La moitié de la population yéménite peine à se nourrir convenablement alors que le pays reste en proie à un violent conflit.
La moitié de la population du Yémen – soit 14 millions de personnes – est confrontée à des conditions de pré-famine, a averti l’ONU.
Le coordinateur humanitaire, Mark Lowcock, a déclaré qu’un travail d’enquête a montré que le nombre de personnes dont la survie dépendait entièrement de l’aide humanitaire était supérieur de trois millions, contrairement à ce que l’on pensait.
Il y avait donc un risque évident de famine “beaucoup plus grande que tout ce qu’un professionnel dans ce domaine a vu au cours de sa vie professionnelle”, a-t-il ajouté.
Selon les médecins, le nombre de décès émanant de facteurs liés à l’alimentation est en hausse.
Le Yémen a été dévasté par un conflit qui s’est intensifié en 2015, lorsqu’une coalition dirigée par les Saoudiens est intervenue pour combattre le mouvement rebelle Houthi.
Ce mouvement avait pris le contrôle d’une grande partie de l’ouest du pays et forcé le président Abdrabbuh Mansour Hadi à s’exiler.
Au moins 6.660 civils ont été tués et 10.560 blessés pendant la guerre, selon l’ONU.
Les combats et le blocus partiel de la coalition ont également poussé 22 millions de personnes dans une situation critique avec pour seule solution de survie l’aide humanitaire.
Le conflit a aussi créé la plus grande urgence de sécurité alimentaire au monde et provoqué une épidémie de choléra qui a touché 1,1 million de personnes.
Dans une allocution prononcée mardi devant le Conseil de sécurité des Nations unies, M. Lowcock a déclaré que les famines étaient une rareté dans le monde moderne, ce qui rend la situation au Yémen “choquante”.
Une famine est déclarée lorsque trois seuils d’insécurité alimentaire, de malnutrition aiguë et de mortalité sont dépassés.
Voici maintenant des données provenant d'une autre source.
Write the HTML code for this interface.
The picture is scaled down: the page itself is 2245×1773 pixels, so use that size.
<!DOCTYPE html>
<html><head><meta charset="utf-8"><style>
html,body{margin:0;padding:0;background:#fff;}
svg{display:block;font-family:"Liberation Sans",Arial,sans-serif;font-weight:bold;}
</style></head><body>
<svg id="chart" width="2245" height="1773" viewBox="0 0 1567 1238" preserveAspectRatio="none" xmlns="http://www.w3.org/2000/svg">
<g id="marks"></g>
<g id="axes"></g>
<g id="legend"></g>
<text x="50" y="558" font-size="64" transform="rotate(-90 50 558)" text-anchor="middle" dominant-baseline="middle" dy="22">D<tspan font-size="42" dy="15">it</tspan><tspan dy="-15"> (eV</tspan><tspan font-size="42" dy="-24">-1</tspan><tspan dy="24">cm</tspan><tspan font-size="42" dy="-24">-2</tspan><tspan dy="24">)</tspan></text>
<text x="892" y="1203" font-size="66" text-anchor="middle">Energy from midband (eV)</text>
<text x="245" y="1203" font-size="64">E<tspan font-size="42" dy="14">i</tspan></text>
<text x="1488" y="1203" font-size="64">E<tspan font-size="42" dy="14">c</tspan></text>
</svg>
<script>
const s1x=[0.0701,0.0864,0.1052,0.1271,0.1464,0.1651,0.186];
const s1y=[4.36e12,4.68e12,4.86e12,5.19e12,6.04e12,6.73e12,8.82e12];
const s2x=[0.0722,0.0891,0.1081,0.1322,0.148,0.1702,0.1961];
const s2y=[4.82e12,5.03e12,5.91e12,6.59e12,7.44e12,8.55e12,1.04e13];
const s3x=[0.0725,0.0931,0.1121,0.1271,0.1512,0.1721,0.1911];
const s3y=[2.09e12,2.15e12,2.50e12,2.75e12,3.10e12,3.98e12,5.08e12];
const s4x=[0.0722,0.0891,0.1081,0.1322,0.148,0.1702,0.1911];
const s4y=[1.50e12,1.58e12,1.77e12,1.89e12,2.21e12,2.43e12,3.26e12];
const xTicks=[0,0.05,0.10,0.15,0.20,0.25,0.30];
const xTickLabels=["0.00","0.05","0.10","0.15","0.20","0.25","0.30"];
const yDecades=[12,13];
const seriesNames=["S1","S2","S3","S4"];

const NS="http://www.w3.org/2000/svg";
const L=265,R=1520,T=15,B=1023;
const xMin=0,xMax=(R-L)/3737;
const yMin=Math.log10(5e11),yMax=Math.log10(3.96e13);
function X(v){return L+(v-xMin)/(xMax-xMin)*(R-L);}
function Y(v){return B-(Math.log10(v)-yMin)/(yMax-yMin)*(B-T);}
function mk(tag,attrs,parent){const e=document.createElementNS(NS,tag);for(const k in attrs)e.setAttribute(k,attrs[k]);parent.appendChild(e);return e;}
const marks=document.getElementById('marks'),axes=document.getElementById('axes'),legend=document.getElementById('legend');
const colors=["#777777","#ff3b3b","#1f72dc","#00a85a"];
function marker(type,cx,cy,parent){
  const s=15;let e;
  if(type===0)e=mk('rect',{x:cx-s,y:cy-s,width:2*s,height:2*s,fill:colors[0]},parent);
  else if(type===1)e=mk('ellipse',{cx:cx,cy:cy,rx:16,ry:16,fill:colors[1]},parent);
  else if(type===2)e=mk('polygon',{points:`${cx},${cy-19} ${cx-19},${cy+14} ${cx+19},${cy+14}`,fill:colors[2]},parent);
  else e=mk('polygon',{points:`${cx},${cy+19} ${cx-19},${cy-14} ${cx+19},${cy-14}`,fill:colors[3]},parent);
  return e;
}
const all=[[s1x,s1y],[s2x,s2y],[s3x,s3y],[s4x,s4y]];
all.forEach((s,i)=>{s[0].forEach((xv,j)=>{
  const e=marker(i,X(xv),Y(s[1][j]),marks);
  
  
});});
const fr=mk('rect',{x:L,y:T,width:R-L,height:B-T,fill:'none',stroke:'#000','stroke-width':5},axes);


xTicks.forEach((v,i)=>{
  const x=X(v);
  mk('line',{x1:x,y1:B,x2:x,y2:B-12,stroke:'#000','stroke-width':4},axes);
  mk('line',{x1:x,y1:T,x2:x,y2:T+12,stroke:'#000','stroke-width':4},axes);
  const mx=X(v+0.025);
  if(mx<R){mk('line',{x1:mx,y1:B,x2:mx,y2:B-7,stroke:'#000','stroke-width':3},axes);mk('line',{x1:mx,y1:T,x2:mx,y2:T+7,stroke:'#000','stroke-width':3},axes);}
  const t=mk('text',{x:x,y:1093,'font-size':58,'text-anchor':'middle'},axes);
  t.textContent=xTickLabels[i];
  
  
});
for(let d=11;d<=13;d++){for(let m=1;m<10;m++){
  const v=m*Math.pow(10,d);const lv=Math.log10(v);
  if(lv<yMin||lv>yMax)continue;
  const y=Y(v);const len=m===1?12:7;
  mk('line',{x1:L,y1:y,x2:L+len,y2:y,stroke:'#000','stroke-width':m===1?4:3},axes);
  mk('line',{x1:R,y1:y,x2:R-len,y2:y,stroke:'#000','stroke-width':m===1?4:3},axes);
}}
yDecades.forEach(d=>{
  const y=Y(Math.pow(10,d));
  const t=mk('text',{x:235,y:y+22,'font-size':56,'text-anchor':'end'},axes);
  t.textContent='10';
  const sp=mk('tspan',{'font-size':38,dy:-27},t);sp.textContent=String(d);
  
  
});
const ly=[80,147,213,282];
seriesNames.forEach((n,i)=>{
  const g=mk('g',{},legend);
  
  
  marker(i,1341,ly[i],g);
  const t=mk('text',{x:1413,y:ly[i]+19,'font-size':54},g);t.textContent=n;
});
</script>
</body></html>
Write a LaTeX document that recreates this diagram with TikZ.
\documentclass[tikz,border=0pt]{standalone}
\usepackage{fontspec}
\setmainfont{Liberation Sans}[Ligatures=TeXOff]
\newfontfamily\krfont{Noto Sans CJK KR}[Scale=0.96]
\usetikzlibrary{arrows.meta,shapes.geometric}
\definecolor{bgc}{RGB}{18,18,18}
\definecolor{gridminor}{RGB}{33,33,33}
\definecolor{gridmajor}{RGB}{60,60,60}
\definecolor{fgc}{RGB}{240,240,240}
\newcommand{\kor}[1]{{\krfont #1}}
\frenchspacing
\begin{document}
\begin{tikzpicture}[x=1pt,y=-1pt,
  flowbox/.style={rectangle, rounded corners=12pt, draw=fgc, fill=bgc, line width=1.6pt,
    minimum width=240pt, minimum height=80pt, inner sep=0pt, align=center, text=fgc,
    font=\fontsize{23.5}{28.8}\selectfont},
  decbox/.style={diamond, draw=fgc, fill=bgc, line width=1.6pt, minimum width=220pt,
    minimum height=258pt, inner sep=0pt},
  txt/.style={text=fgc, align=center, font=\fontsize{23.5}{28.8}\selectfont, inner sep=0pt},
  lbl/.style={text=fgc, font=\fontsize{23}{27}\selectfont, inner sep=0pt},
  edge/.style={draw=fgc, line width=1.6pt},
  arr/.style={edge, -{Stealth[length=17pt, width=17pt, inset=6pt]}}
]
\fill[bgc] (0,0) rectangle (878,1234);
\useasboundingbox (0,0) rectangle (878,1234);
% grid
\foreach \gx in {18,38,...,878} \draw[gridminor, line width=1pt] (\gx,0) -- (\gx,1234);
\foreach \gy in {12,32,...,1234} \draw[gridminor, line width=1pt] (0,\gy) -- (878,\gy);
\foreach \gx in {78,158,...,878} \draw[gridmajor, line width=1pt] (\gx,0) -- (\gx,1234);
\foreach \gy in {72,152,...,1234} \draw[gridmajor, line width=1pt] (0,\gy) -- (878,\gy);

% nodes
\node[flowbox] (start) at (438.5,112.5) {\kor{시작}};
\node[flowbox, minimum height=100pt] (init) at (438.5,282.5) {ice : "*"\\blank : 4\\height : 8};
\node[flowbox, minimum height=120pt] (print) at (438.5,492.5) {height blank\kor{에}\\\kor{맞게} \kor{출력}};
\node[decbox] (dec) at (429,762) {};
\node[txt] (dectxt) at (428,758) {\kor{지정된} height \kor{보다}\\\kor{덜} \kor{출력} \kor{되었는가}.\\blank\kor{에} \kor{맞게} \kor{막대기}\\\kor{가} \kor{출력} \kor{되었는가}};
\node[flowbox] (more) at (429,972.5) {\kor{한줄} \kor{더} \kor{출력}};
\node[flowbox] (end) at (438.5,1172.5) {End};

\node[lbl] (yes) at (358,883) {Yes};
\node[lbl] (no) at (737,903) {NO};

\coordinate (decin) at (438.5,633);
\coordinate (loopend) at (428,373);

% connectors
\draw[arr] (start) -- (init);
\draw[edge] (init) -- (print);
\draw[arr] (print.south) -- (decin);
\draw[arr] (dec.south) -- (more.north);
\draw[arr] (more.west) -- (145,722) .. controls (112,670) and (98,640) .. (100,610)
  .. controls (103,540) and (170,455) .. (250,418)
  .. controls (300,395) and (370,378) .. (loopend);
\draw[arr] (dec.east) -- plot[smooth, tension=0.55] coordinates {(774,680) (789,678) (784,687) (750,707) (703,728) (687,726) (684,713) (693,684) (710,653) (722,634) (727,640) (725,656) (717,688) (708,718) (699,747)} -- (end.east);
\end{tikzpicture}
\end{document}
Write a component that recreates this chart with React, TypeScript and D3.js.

Les trois critères sont les suivants :
- Au moins un ménage sur cinq est confronté à un manque extrême de nourriture
- Plus de 30% des enfants de moins de cinq ans souffrent de malnutrition aiguë
- Au moins deux personnes sur 10.000 meurent chaque jour.
M. Lowcock a déclaré que les évaluations ont montré que dans 107 des 333 districts du Yémen, les deux premiers seuils étaient déjà dépassés ou dangereusement proches.
Le troisième seuil concernant le nombre de décès était plus difficile à confirmer.
Il a expliqué que de nombreux décès étaient cachés parce que seulement la moitié des installations sanitaires du Yémen fonctionnaient et que de nombreux Yéménites étaient trop pauvres pour avoir accès à celles qui étaient ouvertes. Très peu de familles déclarent des décès survenus à la maison.
Cependant, à la fin de 2017, l’organisation caritative Save the Children estimait que 130 enfants mouraient chaque jour de faim et de maladies extrêmes – soit près de 50.000 enfants au cours de l’année.
L’année dernière, l’ONU a mis en garde contre la famine au Yémen, mais M. Lowcock a déclaré que la situation était “maintenant beaucoup plus grave” pour deux raisons.
“Tout d’abord, en raison du nombre élevé de personnes à risque. Notre évaluation révisée… est que le nombre total de personnes confrontées à des conditions de pré-famine, c’est-à-dire qu’elles dépendent entièrement de l’aide extérieure pour survivre, pourrait bientôt atteindre non pas 11 millions mais 14 millions.”
“Deuxièmement, au-delà des chiffres, alors que des millions de personnes survivent grâce à l’aide alimentaire d’urgence depuis des années, l’aide qu’elles reçoivent est suffisante pour survivre et non pas pour s’épanouir”, a-t-il ajouté.
“Le bilan est insupportable. Les systèmes immunitaires de millions de personnes qui ont bénéficié d’un soutien pour survivre pendant des années s’effondrent littéralement, ce qui les rend – en particulier les enfants et les personnes âgées – plus susceptibles de succomber à la malnutrition, au choléra et autres maladies.”
M. Lowcock a déclaré que la crise humanitaire avait été exacerbée par une crise économique au Yémen et que les combats se poursuivaient autour du port de Hudaydah sur la mer Rouge, détenu par les rebelles, par lequel le pays a toujours importé 90% de sa nourriture.
Il a appelé à la cessation des hostilités autour de toutes les infrastructures et installations sur lesquelles repose l’opération d’aide ; à la protection de l’approvisionnement en nourriture et en biens essentiels ; à une injection plus importante de devises étrangères dans l’économie ; à un financement accru de l’opération humanitaire ainsi qu’à l’engagement de toutes les parties dans des négociations de paix.